A complaint we’ve heard from developers since day one is that MIN will diminish the return on investment for their projects — and yes, it’s true that this legislation will require them to see lower profits than they’re accustomed to. It remains unclear to me why we should find it unacceptable for developers and investors to see less of a return, but fail to question why we continue to build housing that doesn’t meet the needs of current residents. Just because the existing system works for developers and investors doesn’t mean we should let socially irresponsible development continue, unfettered.
“Just because the existing system works for developers and investors doesn’t mean we should let socially irresponsible development continue, unfettered.”
Opponents of this legislation say it will stymie development in my district. I have a hard time believing that.
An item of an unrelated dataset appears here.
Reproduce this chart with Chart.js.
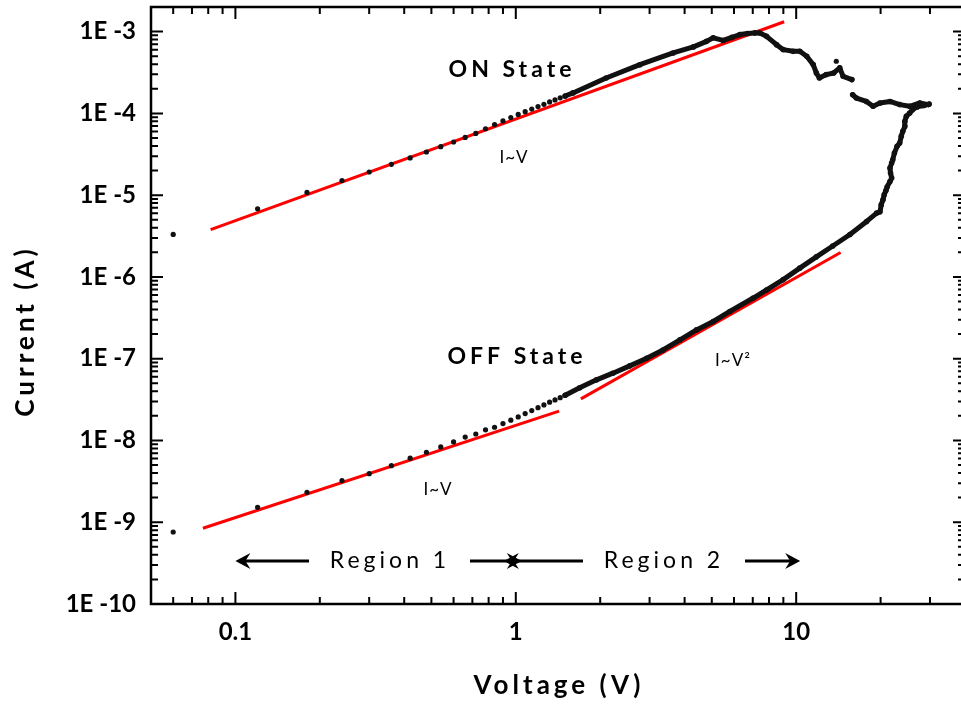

To say that commercial development is booming in University City would be an understatement — and we know that today’s workers want their jobs to be close to their homes, which will lead them to continue moving to this part of the city. MIN will ensure that this growth doesn’t displace working-class residents and that we have equity in our neighborhoods for years to come.
While MIN will not single-handedly end our city’s housing crisis, it is a powerful tool we can use to generate new affordable units. According to our analysis, in the last three years of permit data for buildings with 10 or more units, 3,100 new units have been approved. So, if our bill had been in place just three years ago, we would have up to 620 additional affordable homes in our district, built by the private sector.
The continued growth of our city is important, but it cannot come at the expense of vulnerable Philadelphians.
Jamie Gauthier represents the city’s 3rd District in West Philadelphia.